NFL cuts work force by 15 percent; Goodell takes pay cut
NEW YORK ” NFL commissioner Roger Goodell is taking a pay cut and the league staff has been trimmed by 15 percent because of the reeling economy, the NFL confirmed Wednesday.
The league said that its staff cut, announced more than two months ago, has resulted in a reduction of 169 jobs through buyouts, layoffs and other staff reductions. That amounts to just over 15 percent of the league’s work force of 1,100.
“All of us understand that it will continue to take collective sacrifice to get through this challenging economic environment, but these and other steps by our office and clubs will enable us to be more efficient and better positioned for future growth,” league spokesman Greg Aiello said.
Goodell, meanwhile, voluntarily took a cut of 20-25 percent from the $11 million salary and bonuses he was to receive in the 2008 fiscal year, which ends March 31. He and other league executives are freezing their salaries for 2009.
The NFL announced Dec. 9 it would reduce its staff by 10 to 15 percent. Seventy-six people took buyouts while 45 jobs were eliminated and 48 openings went unfilled. The moves affect NFL headquarters in New York, NFL Films in Mount Laurel, N.J., and the NFL Network in Los Angeles.
Teams also are reducing expenses.
The league estimates that 10 to 12 teams have laid off about 200 people total in the last few months. On the other hand, Denver, which laid of employees almost a year ago, owes former coach Mike Shanahan an estimated $20 million for the next three years after firing him after the 2008 season.
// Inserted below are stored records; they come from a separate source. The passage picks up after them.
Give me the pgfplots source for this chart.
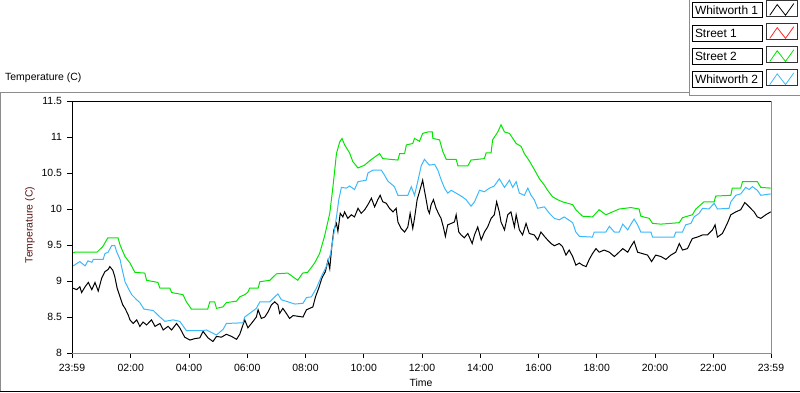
\documentclass[border=0pt]{standalone}
\usepackage{pgfplots}
\pgfplotsset{compat=1.18}
\usepackage{fontspec}
\setmainfont{Liberation Sans}
\definecolor{sgreen}{RGB}{0,230,0}
\definecolor{wblue}{RGB}{60,185,250}
\definecolor{lblred}{RGB}{90,20,20}
\definecolor{panelgray}{RGB}{140,140,140}
\setlength\fboxsep{0pt}
\setlength\fboxrule{0.8bp}
\newcommand\lbox[1]{\fbox{\parbox[c][15bp][c]{69bp}{\hspace{2bp}#1}}}
\begin{document}
\begin{tikzpicture}[x=1bp,y=1bp]
\useasboundingbox (0,0) rectangle (800,392);
% panel lines
\draw[panelgray, line width=1bp] (0,299.3) -- (689.5,299.3);
\draw[panelgray, line width=1bp] (689.5,392) -- (689.5,297) -- (800,297);
\draw[panelgray, line width=1bp] (0.5,0) -- (0.5,299.3);
\draw[black, line width=1bp] (0,1) -- (800,1);
\begin{axis}[
  at={(72bp,39bp)}, anchor=south west,
  scale only axis, width=699bp, height=252bp,
  xmin=0, xmax=24, ymin=8, ymax=11.5,
  axis line style={draw=none},
  tick pos=left, tick align=outside,
  major tick length=5bp, minor tick length=3bp,
  tick style={black, line width=0.8bp},
  xtick={0,2.0167,4.0167,6.0167,8.0167,10.0167,12.0167,14.0167,16.0167,18.0167,20.0167,22.0167,24},
  xticklabels={23:59,02:00,04:00,06:00,08:00,10:00,12:00,14:00,16:00,18:00,20:00,22:00,23:59},
  minor x tick num=9,
  ytick={8,8.5,9,9.5,10,10.5,11,11.5},
  yticklabels={8,8.5,9,9.5,10,10.5,11,11.5},
  /pgf/number format/assume math mode=true,
  tick label style={font=\fontsize{10.5}{12}\selectfont},
  xticklabel style={yshift=-3bp},
  yticklabel style={xshift=-1.5bp},
  xlabel={Time},
  xlabel style={at={(axis description cs:0.4993,-0.119)}, anchor=center, font=\fontsize{10.5}{12}\selectfont},
  ylabel={Temperature (C)},
  ylabel style={at={(axis description cs:-0.0601,0.508)}, anchor=center, rotate=0, font=\fontsize{10.5}{12}\selectfont, text=lblred},
  title={Temperature (C)},
  title style={at={(axis description cs:-0.0959,1.0567)}, anchor=base west, font=\fontsize{10.5}{12}\selectfont, inner sep=0pt},
  legend plot pos=right,
  legend cell align=left,
  legend style={at={(axis description cs:0.887,1.401)}, anchor=north west, draw=none, fill=none,
    row sep=6.3bp, column sep=3.3bp, inner sep=0pt,
    nodes={inner sep=0pt, font=\fontsize{12}{14}\selectfont}},
  legend image code/.code={
    \draw[black!80, line width=0.8bp, solid] (0bp,-8.5bp) rectangle (31bp,7.5bp);
    \draw[line width=0.8bp] (3.3bp,-7.2bp) -- (10.7bp,3.5bp) -- (19bp,-7.2bp) -- (27.3bp,4.5bp);
  },
]
\addplot[black, line width=1bp] table {
0.04 8.90
0.16 8.88
0.27 8.92
0.33 8.84
0.45 8.92
0.56 8.98
0.68 8.88
0.79 8.98
0.90 8.86
1.02 9.04
1.13 9.13
1.24 9.16
1.30 9.20
1.40 9.15
1.47 9.06
1.55 8.90
1.65 8.78
1.74 8.67
1.82 8.62
1.93 8.53
1.99 8.46
2.10 8.41
2.22 8.46
2.33 8.37
2.44 8.43
2.56 8.39
2.73 8.46
2.85 8.37
3.02 8.41
3.13 8.32
3.30 8.37
3.42 8.32
3.59 8.41
3.70 8.35
3.87 8.22
4.05 8.18
4.22 8.20
4.39 8.21
4.50 8.30
4.67 8.21
4.84 8.16
4.96 8.23
5.13 8.22
5.30 8.26
5.48 8.23
5.65 8.19
5.76 8.26
5.93 8.46
6.04 8.35
6.16 8.41
6.33 8.50
6.39 8.60
6.50 8.48
6.62 8.50
6.73 8.57
6.85 8.67
6.96 8.71
7.07 8.67
7.13 8.55
7.24 8.62
7.36 8.55
7.47 8.48
7.59 8.52
7.76 8.51
7.93 8.50
8.05 8.60
8.16 8.62
8.27 8.64
8.36 8.78
8.47 8.90
8.58 9.04
8.70 9.13
8.79 9.29
8.85 9.17
8.92 9.48
8.99 9.71
9.08 9.80
9.13 9.69
9.21 9.94
9.30 9.89
9.36 9.96
9.47 9.87
9.59 9.92
9.70 9.89
9.82 10.01
9.93 9.94
10.05 9.99
10.16 10.06
10.28 10.15
10.39 10.03
10.50 10.13
10.58 10.19
10.67 10.10
10.79 10.08
10.90 10.01
11.02 9.96
11.13 10.01
11.19 9.82
11.30 9.73
11.42 9.68
11.53 9.75
11.61 9.94
11.70 9.73
11.76 9.87
11.85 10.13
11.93 10.24
12.04 10.40
12.10 10.26
12.16 10.13
12.22 9.99
12.27 9.94
12.33 10.06
12.41 10.13
12.50 10.01
12.58 9.94
12.67 9.87
12.75 9.75
12.82 9.62
12.90 9.78
13.02 9.80
13.13 9.82
13.19 9.92
13.28 9.68
13.36 9.64
13.47 9.60
13.59 9.66
13.74 9.52
13.82 9.64
13.93 9.75
14.05 9.57
14.16 9.68
14.27 9.75
14.39 9.87
14.50 9.92
14.58 10.10
14.67 9.96
14.73 9.82
14.85 9.71
14.96 9.92
15.07 9.96
15.19 9.75
15.25 9.92
15.36 9.71
15.47 9.64
15.59 9.80
15.70 9.66
15.87 9.64
15.99 9.57
16.10 9.68
16.22 9.62
16.33 9.57
16.45 9.52
16.56 9.49
16.73 9.52
16.84 9.48
16.96 9.36
17.07 9.43
17.19 9.34
17.30 9.22
17.42 9.25
17.53 9.22
17.65 9.20
17.76 9.30
17.87 9.38
17.99 9.45
18.10 9.40
18.27 9.43
18.45 9.40
18.62 9.34
18.73 9.38
18.91 9.45
19.08 9.40
19.19 9.48
19.30 9.55
19.42 9.40
19.59 9.38
19.76 9.36
19.90 9.27
20.04 9.36
20.22 9.34
20.39 9.30
20.56 9.36
20.73 9.40
20.85 9.52
20.96 9.43
21.13 9.45
21.30 9.59
21.47 9.61
21.65 9.64
21.82 9.64
21.99 9.71
22.08 9.78
22.16 9.61
22.33 9.66
22.50 9.80
22.62 9.92
22.79 9.96
22.96 9.99
23.10 10.09
23.25 10.03
23.42 9.96
23.53 9.89
23.65 9.87
23.82 9.92
23.99 9.96
};
\addlegendentry{\lbox{Whitworth 1}}
\addlegendimage{red!85, line width=1bp}
\addlegendentry{\lbox{Street 1}}
\addplot[sgreen, line width=1bp] table {
0.04 9.39
0.10 9.40
0.86 9.40
1.06 9.48
1.23 9.60
1.58 9.60
1.65 9.50
1.82 9.34
1.99 9.25
2.16 9.12
2.50 9.11
2.56 9.01
2.95 8.98
3.02 8.90
3.36 8.90
3.42 8.84
3.81 8.81
3.93 8.71
4.10 8.61
4.66 8.61
4.73 8.71
4.90 8.71
4.96 8.62
5.18 8.64
5.30 8.70
5.65 8.72
5.76 8.78
5.93 8.81
6.03 8.84
6.10 8.90
6.39 8.90
6.45 8.99
6.79 9.01
7.02 9.10
7.41 9.11
7.75 9.01
7.92 9.11
8.09 9.12
8.33 9.25
8.50 9.38
8.67 9.62
8.85 9.94
8.96 10.31
9.08 10.77
9.19 10.93
9.27 10.98
9.36 10.89
9.53 10.78
9.64 10.66
9.82 10.57
10.05 10.61
10.22 10.67
10.56 10.77
10.67 10.70
11.19 10.68
11.25 10.77
11.42 10.77
11.48 10.89
11.70 10.91
11.76 10.98
11.93 10.94
12.04 11.05
12.22 11.07
12.37 11.07
12.39 10.98
12.62 10.96
12.73 10.80
12.85 10.69
13.19 10.69
13.25 10.60
13.59 10.60
13.70 10.68
13.93 10.69
14.16 10.70
14.22 10.78
14.39 10.78
14.44 10.96
14.62 11.07
14.73 11.17
14.85 11.07
15.02 11.05
15.25 10.91
15.42 10.87
15.53 10.77
15.70 10.67
15.87 10.55
16.05 10.42
16.22 10.33
16.33 10.26
16.50 10.17
16.67 10.13
16.84 10.10
17.19 10.06
17.30 9.99
17.53 9.90
17.87 9.89
18.10 9.99
18.33 9.92
18.56 9.96
18.79 10.00
19.19 10.02
19.47 10.00
19.53 9.90
19.82 9.87
19.93 9.80
20.22 9.79
20.85 9.81
20.96 9.88
21.30 9.92
21.42 10.00
21.70 10.10
22.05 10.10
22.10 10.18
22.62 10.19
22.67 10.29
22.96 10.29
23.02 10.38
23.53 10.38
23.65 10.30
23.99 10.29
};
\addlegendentry{\lbox{Street 2}}
\addplot[wblue, line width=1bp] table {
0.04 9.21
0.27 9.27
0.45 9.21
0.55 9.28
0.68 9.26
0.73 9.30
1.07 9.30
1.13 9.38
1.24 9.40
1.36 9.49
1.47 9.49
1.53 9.41
1.65 9.30
1.70 9.20
1.82 8.99
1.93 8.90
2.05 8.81
2.22 8.74
2.33 8.70
2.47 8.61
2.79 8.59
3.02 8.50
3.19 8.44
3.47 8.46
3.70 8.44
3.93 8.31
4.45 8.31
4.62 8.32
4.96 8.25
5.19 8.33
5.30 8.41
5.87 8.42
5.93 8.50
6.10 8.55
6.33 8.62
6.45 8.71
6.79 8.71
6.96 8.78
7.07 8.82
7.19 8.74
7.42 8.71
7.65 8.68
7.93 8.69
8.05 8.77
8.22 8.78
8.39 8.90
8.56 9.06
8.73 9.20
8.88 9.38
8.99 9.66
9.08 9.89
9.16 10.13
9.25 10.30
9.42 10.29
9.53 10.32
9.70 10.27
9.82 10.38
10.10 10.40
10.16 10.50
10.33 10.54
10.62 10.54
10.73 10.47
10.84 10.39
11.07 10.31
11.19 10.19
11.53 10.19
11.65 10.31
11.76 10.19
11.87 10.38
11.99 10.60
12.10 10.69
12.27 10.61
12.45 10.62
12.56 10.54
12.68 10.40
12.79 10.29
12.90 10.22
13.02 10.26
13.19 10.22
13.36 10.18
13.53 10.13
13.70 10.04
13.82 10.10
13.99 10.26
14.16 10.24
14.33 10.29
14.50 10.32
14.67 10.42
14.85 10.30
15.02 10.40
15.13 10.30
15.25 10.38
15.36 10.22
15.53 10.19
15.65 10.29
15.76 10.19
15.87 10.13
15.99 10.01
16.22 10.03
16.39 9.94
16.56 9.87
16.73 9.85
16.90 9.89
17.19 9.81
17.30 9.68
17.42 9.62
17.87 9.61
17.93 9.68
18.33 9.68
18.45 9.76
18.62 9.68
18.79 9.68
18.91 9.79
19.08 9.71
19.19 9.79
19.30 9.86
19.42 9.78
19.53 9.68
19.88 9.68
19.93 9.61
20.67 9.61
20.73 9.68
20.96 9.68
21.07 9.78
21.25 9.80
21.36 9.89
21.53 9.94
21.65 10.01
21.87 10.00
22.05 10.08
22.16 10.00
22.56 10.01
22.62 10.10
22.79 10.19
22.96 10.21
23.13 10.30
23.25 10.27
23.36 10.31
23.53 10.26
23.65 10.19
23.99 10.21
};
\addlegendentry{\lbox{Whitworth 2}}
\end{axis}
% plot frame
\draw[black, line width=1bp] (72,39) -- (72,291) -- (771,291);
\draw[panelgray, line width=1bp] (771,291) -- (771,39) -- (72,39);
\end{tikzpicture}
\end{document}
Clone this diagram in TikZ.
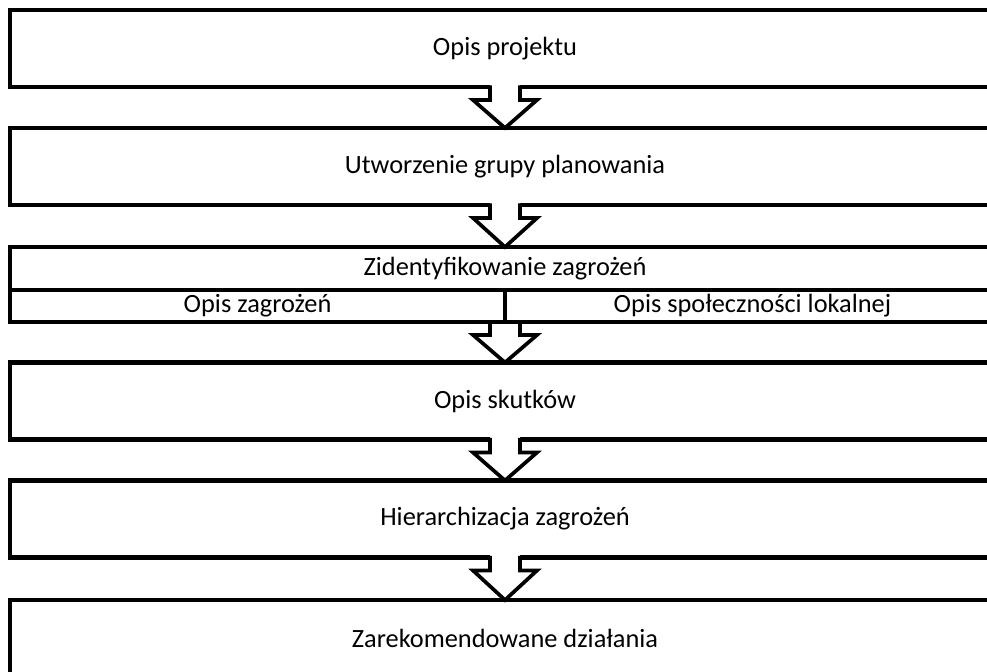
\documentclass[tikz,border=0pt]{standalone}
\usepackage{fontspec}
\setmainfont{Carlito}
\usetikzlibrary{calc,positioning}

% strzałka blokowa od dolnej krawędzi #1 do górnej krawędzi #2
\newcommand{\strzalka}[2]{%
  \fill[white] ($(#1.south)+(-15,-3)$) -- ($(#1.south)+(-15,13)$)
    -- ($(#1.south)+(-32,13)$) -- (#2.north) -- ($(#1.south)+(32,13)$)
    -- ($(#1.south)+(15,13)$) -- ($(#1.south)+(15,-3)$) -- cycle;
  \draw[strz] ($(#1.south)+(-15,-1.6)$) -- ($(#1.south)+(-15,13)$)
    -- ($(#1.south)+(-32,13)$) -- (#2.north) -- ($(#1.south)+(32,13)$)
    -- ($(#1.south)+(15,13)$) -- ($(#1.south)+(15,-1.6)$);
}

\begin{document}
\begin{tikzpicture}[x=0.02cm, y=-0.02cm,
    krok/.style={draw, line width=2.5pt, outer sep=0pt, minimum width=19.8cm,
      minimum height=1.54cm, inner sep=0pt, font=\fontsize{15}{18}\selectfont},
    pole/.style={inner sep=0pt, outer sep=0pt, font=\fontsize{15}{18}\selectfont},
    strz/.style={line width=2.1pt, line join=miter}]
  \useasboundingbox (0,0) rectangle (987,672);
  \clip (0,0) rectangle (987,672);
  % kolejne etapy
  \node[krok] (opis) at (505,48.5) {Opis projektu};
  \node[krok] (grupa) at (505,166.5) {Utworzenie grupy planowania};
  % etap z podziałem na dwie kolumny
  \node[krok, minimum height=1.5cm] (blok) at (505,284.5) {};
  \node[pole, minimum width=19.8cm, minimum height=0.86cm, below=0pt of blok.north]
    (ident) {Zidentyfikowanie zagrożeń};
  \node[pole, minimum width=9.9cm, minimum height=0.64cm, below right=0pt and 0pt of ident.south west]
    (zagr) {Opis zagrożeń};
  \node[pole, minimum width=9.9cm, minimum height=0.64cm, right=0pt of zagr]
    (spol) {Opis społeczności lokalnej};
  \draw[line width=2pt] (ident.south west) -- (ident.south east);
  \node[krok] (skutki) at (505,401) {Opis skutków};
  \node[krok] (hier) at (505,519) {Hierarchizacja zagrożeń};
  \node[krok] (dzial) at (505,638.5) {Zarekomendowane działania};
  % strzałki między etapami
  \strzalka{opis}{grupa}
  \strzalka{grupa}{blok}
  \strzalka{blok}{skutki}
  \strzalka{skutki}{hier}
  \strzalka{hier}{dzial}
  % podział i dolna krawędź bloku nad strzałką
  \draw[line width=1.8pt] (zagr.north east) -- (zagr.south east);
  \draw[line width=2.5pt] (blok.south west) -- (blok.south east);
\end{tikzpicture}
\end{document}
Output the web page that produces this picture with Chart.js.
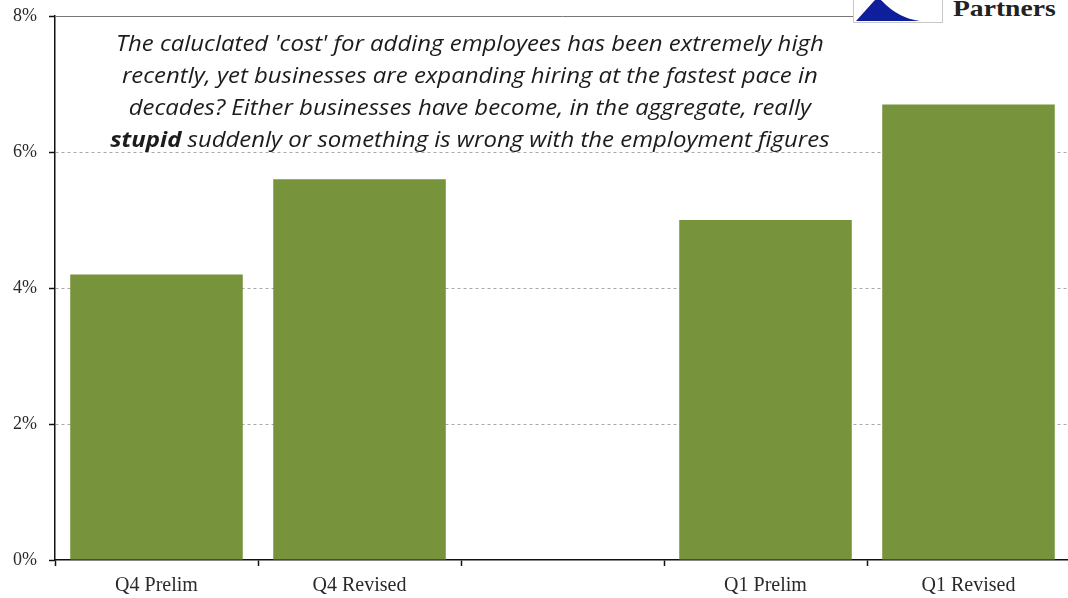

Still, the league is worried about the effect the downturn will have in many areas, notably on sponsors, with the auto industry hit especially hard. While television ratings were high last season and television contracts are in effect for another three seasons, car companies are among the biggest television advertisers.
NFL officials, including Goodell, have said that they won’t know the effect of the economic downturn on the league until later this year, and perhaps not even then. One factor is how well season tickets sell when they go on the market this spring ” three-quarters of teams are freezing ticket prices for this coming season at their 2008 levels.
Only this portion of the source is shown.